Monday, January 14, 2008

Welcome to Title Town!

The NY Giants went into Big D yesterday and proved to a nationwide audience how well they can play. Eli Manning has led the Giants to success the last three weeks: they lost to the Patriots in Week 17, but showed he can go toe to toe with Tom Brady. Last week Eli and the Giants walked into Tampa and handed the Bucs a solid thumping. Yesterday, the Big Blue took out their NFC East rivals. The NFC road to the Super Bowl now goes through Green Bay (as it should have this season)!

Can either the Pack or the Giants knock down the New England Juggernaut? Time will tell ... unless the Super Chargers do it first. The Super Bowl is going to be great no matter who ends up at the big dance.

Last year, Peyton Manning won it all. Perhaps Eli will do it this year.

Tuesday, January 08, 2008

Löhe Fest

January 2 is set aside in the Lutheran Service Book as the commemoration for Johann Konrad Wilhelm Löhe. He was a Lutheran pastor born in 1808 in Fürth, Bavaria; his pastorate was in Neuendettelsau, Bavaria. Furth is 4.5 miles west-northwest of Nuremberg, and Neuendettelsau is 17.5 miles southwest of Nuremberg. This Bavarian was an important person for the Missouri Synod. He founded and then gave Ft. Wayne Seminary to our beloved Synod. He did not send licensed laymen, but ordained German Lutheran pastors to serve the immigrants scattered throughout the Midwest; a number of these pastors were part of the original formation of the Synod, along with Walther and the Saxons. He had a passion for Native American missions in Michigan. We can do well to follow his zeal and practice of mission work.
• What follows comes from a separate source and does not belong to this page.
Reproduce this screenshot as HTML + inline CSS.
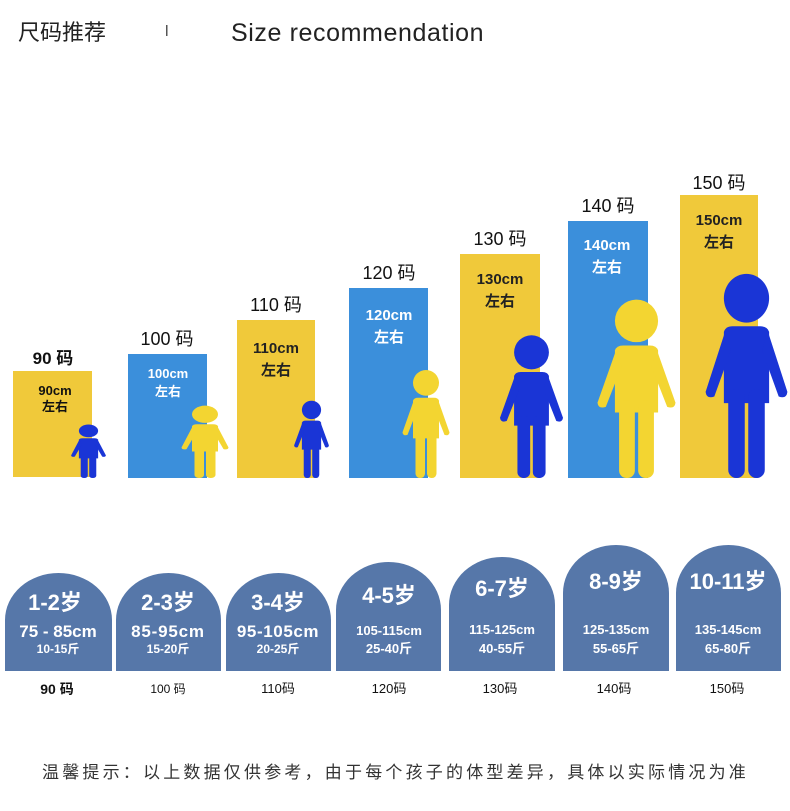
<!DOCTYPE html>
<html><head><meta charset="utf-8"><style>
html,body{margin:0;padding:0;background:#fff;}
svg{display:block;font-family:"Liberation Sans","Noto Sans CJK SC",sans-serif;}
</style></head><body>
<svg width="790" height="811" viewBox="0 0 790 811" xmlns="http://www.w3.org/2000/svg">
<defs>
<symbol id="p" viewBox="0 0 100 220" preserveAspectRatio="none">
<circle cx="50" cy="28" r="26"/>
<path d="M24 64 Q26 58 34 58 L66 58 Q74 58 76 64 L76 140 L24 140 Z"/>
<path d="M26 62 L3 128 Q4 136 13 133 L32 84 Z"/>
<path d="M74 62 L97 128 Q96 136 87 133 L68 84 Z"/>
<rect x="29" y="125" width="19" height="95" rx="9"/>
<rect x="52" y="125" width="19" height="95" rx="9"/>
</symbol>
</defs>
<text x="18" y="40" font-size="22" fill="#222">尺码推荐</text>
<rect x="166" y="25" width="1.5" height="11" fill="#555"/>
<text x="231" y="41" font-size="25" fill="#222" letter-spacing="0.6">Size recommendation</text>

<rect x="13" y="371" width="79" height="106" fill="#f0c93a"/>
<rect x="128" y="354" width="79" height="124" fill="#3b8fdb"/>
<rect x="237" y="320" width="78" height="158" fill="#f0c93a"/>
<rect x="349" y="288" width="79" height="190" fill="#3b8fdb"/>
<rect x="460" y="254" width="80" height="224" fill="#f0c93a"/>
<rect x="568" y="221" width="80" height="257" fill="#3b8fdb"/>
<rect x="680" y="195" width="78" height="283" fill="#f0c93a"/>

<g text-anchor="middle" fill="#111">
<text x="53" y="364" font-size="17" font-weight="bold">90 码</text>
<text x="167" y="345" font-size="18">100 码</text>
<text x="276" y="311" font-size="18">110 码</text>
<text x="389" y="279" font-size="18">120 码</text>
<text x="500" y="245" font-size="18">130 码</text>
<text x="608" y="212" font-size="18">140 码</text>
<text x="719" y="189" font-size="18">150 码</text>
</g>
<g text-anchor="middle" font-weight="bold">
<text x="55" y="395" font-size="13" fill="#111">90cm</text>
<text x="55" y="411" font-size="13" fill="#111">左右</text>
<text x="168" y="378" font-size="13" fill="#fff">100cm</text>
<text x="168" y="396" font-size="13" fill="#fff">左右</text>
<text x="276" y="353" font-size="15" fill="#222">110cm</text>
<text x="276" y="375" font-size="15" fill="#222">左右</text>
<text x="389" y="320" font-size="15" fill="#fff">120cm</text>
<text x="389" y="342" font-size="15" fill="#fff">左右</text>
<text x="500" y="284" font-size="15" fill="#222">130cm</text>
<text x="500" y="306" font-size="15" fill="#222">左右</text>
<text x="607" y="250" font-size="15" fill="#fff">140cm</text>
<text x="607" y="272" font-size="15" fill="#fff">左右</text>
<text x="719" y="225" font-size="15" fill="#222">150cm</text>
<text x="719" y="247" font-size="15" fill="#222">左右</text>
</g>

<use href="#p" x="70" y="424" width="37" height="54" fill="#1a35d6"/>
<use href="#p" x="180" y="405" width="50" height="73" fill="#f3d531"/>
<use href="#p" x="293" y="400" width="37" height="78" fill="#1a35d6"/>
<use href="#p" x="401" y="369" width="50" height="109" fill="#f3d531"/>
<use href="#p" x="498" y="334" width="67" height="144" fill="#1a35d6"/>
<use href="#p" x="595" y="298" width="83" height="180" fill="#f3d531"/>
<use href="#p" x="703" y="272" width="87" height="206" fill="#1a35d6"/>

<g fill="#5677a9">
<path d="M5 671 L5 620 A53.5 47 0 0 1 112 620 L112 671 Z"/>
<path d="M116 671 L116 620 A52.5 47 0 0 1 221 620 L221 671 Z"/>
<path d="M226 671 L226 620 A52.5 47 0 0 1 331 620 L331 671 Z"/>
<path d="M336 671 L336 610 A52.5 48 0 0 1 441 610 L441 671 Z"/>
<path d="M449 671 L449 605 A53 48 0 0 1 555 605 L555 671 Z"/>
<path d="M563 671 L563 593 A53 48 0 0 1 669 593 L669 671 Z"/>
<path d="M676 671 L676 593 A52.5 48 0 0 1 781 593 L781 671 Z"/>
</g>
<g text-anchor="middle" fill="#fff" font-weight="bold">
<text x="55" y="610" font-size="22">1-2岁</text>
<text x="58" y="637" font-size="17">75 - 85cm</text>
<text x="58" y="653" font-size="12">10-15斤</text>
<text x="168" y="610" font-size="22">2-3岁</text>
<text x="168" y="637" font-size="17" letter-spacing="0.8">85-95cm</text>
<text x="168" y="653" font-size="12">15-20斤</text>
<text x="278" y="610" font-size="22">3-4岁</text>
<text x="278" y="637" font-size="17" letter-spacing="0.6">95-105cm</text>
<text x="278" y="653" font-size="12">20-25斤</text>
<text x="389" y="603" font-size="22">4-5岁</text>
<text x="389" y="635" font-size="13">105-115cm</text>
<text x="389" y="653" font-size="13">25-40斤</text>
<text x="502" y="596" font-size="22">6-7岁</text>
<text x="502" y="634" font-size="13">115-125cm</text>
<text x="502" y="653" font-size="13">40-55斤</text>
<text x="616" y="589" font-size="22">8-9岁</text>
<text x="616" y="634" font-size="13">125-135cm</text>
<text x="616" y="653" font-size="13">55-65斤</text>
<text x="728" y="589" font-size="22">10-11岁</text>
<text x="728" y="634" font-size="13">135-145cm</text>
<text x="728" y="653" font-size="13">65-80斤</text>
</g>
<g text-anchor="middle" fill="#111">
<text x="57" y="694" font-size="14" font-weight="bold">90 码</text>
<text x="168" y="693" font-size="12">100 码</text>
<text x="278" y="693" font-size="13">110码</text>
<text x="389" y="693" font-size="13">120码</text>
<text x="500" y="693" font-size="13">130码</text>
<text x="614" y="693" font-size="13">140码</text>
<text x="727" y="693" font-size="13">150码</text>
</g>
<text x="42" y="778" font-size="17" fill="#333" letter-spacing="3.2">温馨提示：以上数据仅供参考，由于每个孩子的体型差异，具体以实际情况为准</text>
</svg>
</body></html>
Okay, I'm a week late in calling everyone's attention to Löhe. Since I am known to celebrate Oktoberfest throughout the entire months of September AND October, I figured I can celebrate Löhe for more than his customary "one" day. That's how we Bavarians are: we like to celebrate with gusto! This Bavarian is extremely happy and thankful for all the hard work the Bavarian Löhe did. It's good to know that the Missouri Synod isn't only about Saxon Lutherans. Ein Prosit for all the Christian men and women who have blessed the Church!